3 de julio de 2016

Resumen.

Mi amor por las estrellas me hizo sacudir el polvo y abrir los ojos ante una posible realidad, que elegí vivir en carne propia y dejar de idealizar.

Un día elegí Montevideo y a los tres meses crucé el charco con tres bolsos. Sola con mi Alma. Y ese fue el primer paso para darme cuenta de que no soy de ninguna parte.

Nací en Campana en los años ochenta -una ciudad fabril llena de historia- meses antes de que Alfonsín fuera electo presidente de Argentina.

Crecí en la casa de mis abuelos y mi familia es enorme, contando inclusive a todos los que viven dentro mío solamente.

Mis mejores recuerdos son en Diciembre. Los peores siguen ahí en un rincón, desbloqueados y libres de enseñarme lo que quieran antes de irse.

Mamá siempre fue mamá y papá. No tengo hermanos de parte de ella pero mi viejo me dió tres mujeres fuertes e intelingentísimas como para no olvidarme nunca de mi apellido.
Mi abuelo también fue mi papá. Es el único al que extraño.

No éramos pobres, aunque no nos sobraba la plata. La clase baja era el lugar común y yo sabía que no podía pedir regalos materiales muy caros. A veces la economía repuntaba y mamá me sorprendía con tal de que yo entendiera que no era que no quería, sino que no se podía.
Crecí a la par de mi empatía y nunca fui una nena caprichosa.
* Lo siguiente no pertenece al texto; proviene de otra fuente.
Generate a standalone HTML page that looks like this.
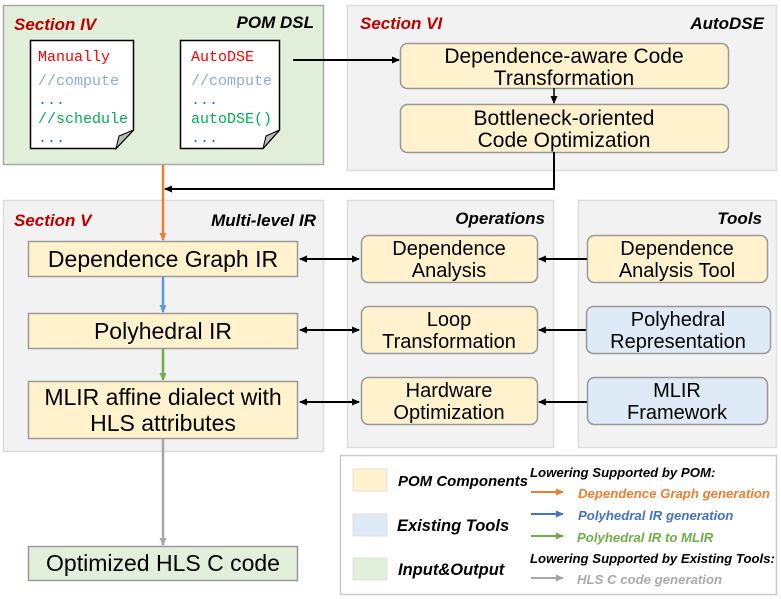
<!DOCTYPE html>
<html><head><meta charset="utf-8"><style>
body{margin:0;background:#fff}
svg{display:block}
text{font-family:"Liberation Sans",sans-serif}
.t{font-size:21px;fill:#000}
.s{font-size:20px;fill:#000}
.h{font-size:17px;font-weight:bold;font-style:italic}
.m{font-family:"Liberation Mono",monospace;font-size:15px}
.l{font-size:15px;font-weight:bold;font-style:italic}
.lg{font-size:13.2px;font-weight:bold;font-style:italic}
.b{font-size:23px;fill:#000}
</style></head><body>
<svg width="781" height="599" viewBox="0 0 781 599" xmlns="http://www.w3.org/2000/svg">
<defs>
<marker id="ak" markerWidth="8" markerHeight="8" refX="7" refY="4" orient="auto-start-reverse" markerUnits="userSpaceOnUse"><path d="M0,0.5 L8,4 L0,7.5Z" fill="#000"/></marker>
<marker id="ao" markerWidth="8" markerHeight="8" refX="7" refY="4" orient="auto" markerUnits="userSpaceOnUse"><path d="M0,0.5 L8,4 L0,7.5Z" fill="#ed7d31"/></marker>
<marker id="ab" markerWidth="8" markerHeight="8" refX="7" refY="4" orient="auto" markerUnits="userSpaceOnUse"><path d="M0,0.5 L8,4 L0,7.5Z" fill="#5b9bd5"/></marker>
<marker id="abd" markerWidth="8" markerHeight="8" refX="7" refY="4" orient="auto" markerUnits="userSpaceOnUse"><path d="M0,0.5 L8,4 L0,7.5Z" fill="#4472c4"/></marker>
<marker id="ag" markerWidth="8" markerHeight="8" refX="7" refY="4" orient="auto" markerUnits="userSpaceOnUse"><path d="M0,0.5 L8,4 L0,7.5Z" fill="#70ad47"/></marker>
<marker id="ay" markerWidth="8" markerHeight="8" refX="7" refY="4" orient="auto" markerUnits="userSpaceOnUse"><path d="M0,0.5 L8,4 L0,7.5Z" fill="#a6a6a6"/></marker>
</defs>
<rect x="3.5" y="5.5" width="320" height="159" fill="#e2efda" stroke="#aaa" stroke-width="1.5"/>
<text x="14" y="30" class="h" fill="#c00000">Section IV</text>
<text x="314" y="28" class="h" text-anchor="end">POM DSL</text>
<path d="M30.5,40.5 H133.5 V130 L116,148.5 H30.5Z" fill="#fff" stroke="#000" stroke-width="1.5"/>
<path d="M116,148.5 L119,136 L133.5,130Z" fill="#bbb" stroke="#000"/>
<text x="38" y="61" class="m" fill="#ff0000">Manually</text>
<text x="38" y="85" class="m" fill="#8faadc">//compute</text>
<text x="38" y="104" class="m" fill="#2e75b6">...</text>
<text x="38" y="123" class="m" fill="#00b050">//schedule</text>
<text x="38" y="142" class="m" fill="#2e75b6">...</text>
<path d="M180.5,40.5 H279.5 V130 L263,148.5 H180.5Z" fill="#fff" stroke="#000" stroke-width="1.5"/>
<path d="M263,148.5 L266,136 L279.5,130Z" fill="#bbb" stroke="#000"/>
<text x="191" y="61" class="m" fill="#ff0000">AutoDSE</text>
<text x="191" y="85" class="m" fill="#8faadc">//compute</text>
<text x="191" y="104" class="m" fill="#2e75b6">...</text>
<text x="191" y="123" class="m" fill="#00b050">autoDSE()</text>
<text x="191" y="142" class="m" fill="#2e75b6">...</text>
<rect x="347.5" y="5.5" width="429" height="165" fill="#f2f2f2" stroke="#ddd" stroke-width="1.5"/>
<text x="360" y="29" class="h" fill="#c00000">Section VI</text>
<text x="764" y="29" class="h" text-anchor="end">AutoDSE</text>
<rect x="400.5" y="43.5" width="328" height="45" rx="7" fill="#fff2cc" stroke="#999" stroke-width="1.5"/>
<text x="564" y="63" class="t" text-anchor="middle">Dependence-aware Code</text>
<text x="564" y="85" class="t" text-anchor="middle">Transformation</text>
<rect x="400.5" y="104.5" width="328" height="48" rx="7" fill="#fff2cc" stroke="#999" stroke-width="1.5"/>
<text x="564" y="125" class="t" text-anchor="middle">Bottleneck-oriented</text>
<text x="564" y="147" class="t" text-anchor="middle">Code Optimization</text>
<line x1="293" y1="60" x2="399" y2="60" stroke="#000" stroke-width="2" marker-end="url(#ak)"/>
<line x1="554" y1="88" x2="554" y2="103" stroke="#000" stroke-width="1.5" marker-end="url(#ak)"/>
<polyline points="554,152 554,189 165,189" fill="none" stroke="#000" stroke-width="2" marker-end="url(#ak)"/>
<rect x="3.5" y="200.5" width="320" height="251" fill="#f2f2f2" stroke="#ddd" stroke-width="1.5"/>
<text x="14" y="226" class="h" fill="#c00000">Section V</text>
<text x="316" y="226" class="h" text-anchor="end">Multi-level IR</text>
<line x1="163" y1="165" x2="163" y2="240" stroke="#ed7d31" stroke-width="2.5" marker-end="url(#ao)"/>
<rect x="28.5" y="241.5" width="269" height="35" fill="#fff2cc" stroke="#999" stroke-width="1.5"/>
<text x="163" y="267" class="b" text-anchor="middle">Dependence Graph IR</text>
<line x1="163" y1="277" x2="163" y2="312" stroke="#5b9bd5" stroke-width="2.5" marker-end="url(#ab)"/>
<rect x="28.5" y="313.5" width="269" height="35" fill="#fff2cc" stroke="#999" stroke-width="1.5"/>
<text x="163" y="339" class="b" text-anchor="middle">Polyhedral IR</text>
<line x1="163" y1="349" x2="163" y2="380" stroke="#70ad47" stroke-width="2.5" marker-end="url(#ag)"/>
<rect x="28.5" y="381.5" width="269" height="57" fill="#fff2cc" stroke="#999" stroke-width="1.5"/>
<text x="163" y="405" class="b" text-anchor="middle">MLIR affine dialect with</text>
<text x="163" y="431" class="b" text-anchor="middle">HLS attributes</text>
<line x1="163" y1="439" x2="163" y2="545" stroke="#a6a6a6" stroke-width="2.5" marker-end="url(#ay)"/>
<rect x="28.5" y="546.5" width="269" height="34" fill="#e2efda" stroke="#999" stroke-width="1.5"/>
<text x="163" y="571" class="b" text-anchor="middle">Optimized HLS C code</text>
<rect x="347.5" y="200.5" width="206" height="247" fill="#f2f2f2" stroke="#ddd" stroke-width="1.5"/>
<text x="545" y="224" class="h" text-anchor="end">Operations</text>
<rect x="361.5" y="235.5" width="176" height="47" rx="7" fill="#fff2cc" stroke="#999" stroke-width="1.5"/>
<text x="449" y="255" class="s" text-anchor="middle">Dependence</text>
<text x="449" y="277" class="s" text-anchor="middle">Analysis</text>
<rect x="361.5" y="306.5" width="176" height="47" rx="7" fill="#fff2cc" stroke="#999" stroke-width="1.5"/>
<text x="449" y="326" class="s" text-anchor="middle">Loop</text>
<text x="449" y="348" class="s" text-anchor="middle">Transformation</text>
<rect x="361.5" y="377.5" width="176" height="47" rx="7" fill="#fff2cc" stroke="#999" stroke-width="1.5"/>
<text x="449" y="397" class="s" text-anchor="middle">Hardware</text>
<text x="449" y="419" class="s" text-anchor="middle">Optimization</text>
<rect x="578.5" y="200.5" width="198" height="247" fill="#f2f2f2" stroke="#ddd" stroke-width="1.5"/>
<text x="762" y="224" class="h" text-anchor="end">Tools</text>
<rect x="587.5" y="235.5" width="180" height="47" rx="7" fill="#fff2cc" stroke="#999" stroke-width="1.5"/>
<text x="677" y="255" class="s" text-anchor="middle">Dependence</text>
<text x="677" y="277" class="s" text-anchor="middle">Analysis Tool</text>
<rect x="586.5" y="306.5" width="184" height="47" rx="7" fill="#deebf7" stroke="#999" stroke-width="1.5"/>
<text x="678" y="326" class="s" text-anchor="middle">Polyhedral</text>
<text x="678" y="348" class="s" text-anchor="middle">Representation</text>
<rect x="587.5" y="377.5" width="180" height="47" rx="7" fill="#deebf7" stroke="#999" stroke-width="1.5"/>
<text x="677" y="397" class="s" text-anchor="middle">MLIR</text>
<text x="677" y="419" class="s" text-anchor="middle">Framework</text>
<g stroke="#000" stroke-width="2" fill="none">
<line x1="300" y1="259" x2="359" y2="259" marker-start="url(#ak)" marker-end="url(#ak)"/>
<line x1="300" y1="330" x2="359" y2="330" marker-start="url(#ak)" marker-end="url(#ak)"/>
<line x1="300" y1="402" x2="359" y2="402" marker-start="url(#ak)" marker-end="url(#ak)"/>
<line x1="587" y1="259" x2="539" y2="259" marker-end="url(#ak)"/>
<line x1="586" y1="330" x2="539" y2="330" marker-end="url(#ak)"/>
<line x1="587" y1="402" x2="539" y2="402" marker-end="url(#ak)"/>
</g>
<rect x="340.5" y="455.5" width="436" height="139" fill="#fff" stroke="#ccc" stroke-width="1.5"/>
<rect x="353" y="469" width="34" height="22" fill="#fff2cc" stroke="#e0e0e0"/>
<rect x="353" y="514" width="34" height="22" fill="#deebf7" stroke="#e0e0e0"/>
<rect x="353" y="558" width="34" height="22" fill="#e2efda" stroke="#e0e0e0"/>
<text x="398" y="486" class="l">POM Components</text>
<text x="397" y="531" class="l" style="font-size:16.5px">Existing Tools</text>
<text x="398" y="575" class="l" style="font-size:16.5px">Input&amp;Output</text>
<text x="530" y="477" class="lg" fill="#000">Lowering Supported by POM:</text>
<line x1="531" y1="492" x2="563" y2="492" stroke="#ed7d31" stroke-width="2" marker-end="url(#ao)"/>
<text x="578" y="498" class="lg" fill="#ed7d31">Dependence Graph generation</text>
<line x1="531" y1="514" x2="563" y2="514" stroke="#4472c4" stroke-width="2" marker-end="url(#abd)"/>
<text x="578" y="520" class="lg" fill="#4472c4">Polyhedral IR generation</text>
<line x1="531" y1="536" x2="563" y2="536" stroke="#70ad47" stroke-width="2" marker-end="url(#ag)"/>
<text x="577" y="542" class="lg" fill="#70ad47">Polyhedral IR to MLIR</text>
<text x="530" y="563" class="lg" fill="#000">Lowering Supported by Existing Tools:</text>
<line x1="531" y1="578" x2="563" y2="578" stroke="#a6a6a6" stroke-width="2" marker-end="url(#ay)"/>
<text x="577" y="584" class="lg" fill="#aaa">HLS C code generation</text>
</svg>
</body></html>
Ser hija única fue la base de mi creatividad y una apertura obligada a mi imaginación desbordante.
Todavía tengo presentes los sueños que tenía a los nueve años y hasta recuerdo la agencia de viajes en la que trabajaba recortando el suplemento de Clarín y ofreciéndole a mis clientes invisibles los mejores destinos, que obviamente yo ya conocía.

También tenía un barco que delineaba con tiza en el piso del patio y que sabía timonear incluso ante la mejor tormenta. Y en mis ratos de soledad prefería que mamá me armara una carpa y allí me internaba, quién sabe procesando qué cosa, tan necesitada de esa protección de útero materno que tal vez todos, en el fondo, a veces extrañamos.
Qué raro el humano.

Aprendí a leer a los tres años y de ahí no paré nunca más. Porque al mismo tiempo empecé a aprender a escribir y descubrí que me desenroscaba mejor de esa manera.

Siempre miré al cielo. De día, de noche, en patios, en jardines, por la calle. Caminando distraída o tirada en el pasto.

Y fue el cielo el que me escuchó llorando, el que soportó mis insultos, el que me aprobó las sonrisas y el que me miró abrazar a los que amo. Fue el cielo el que siempre me dijo cómo seguir y adonde ir. El que me hizo descubrir que no tengo que mirar siempre arriba, porque puedo encontrarlo mirando adentro. Por escucharlo es que hoy estoy donde estoy,

Un día elegí Montevideo y fue la patada inicial al resto del mundo. Porque yo no soy de ninguna parte. Nací en Campana, a ochenta kilómetros de Capital Federal, en Buenos Aires.
Pero también nací para aprender a ser de todos lados.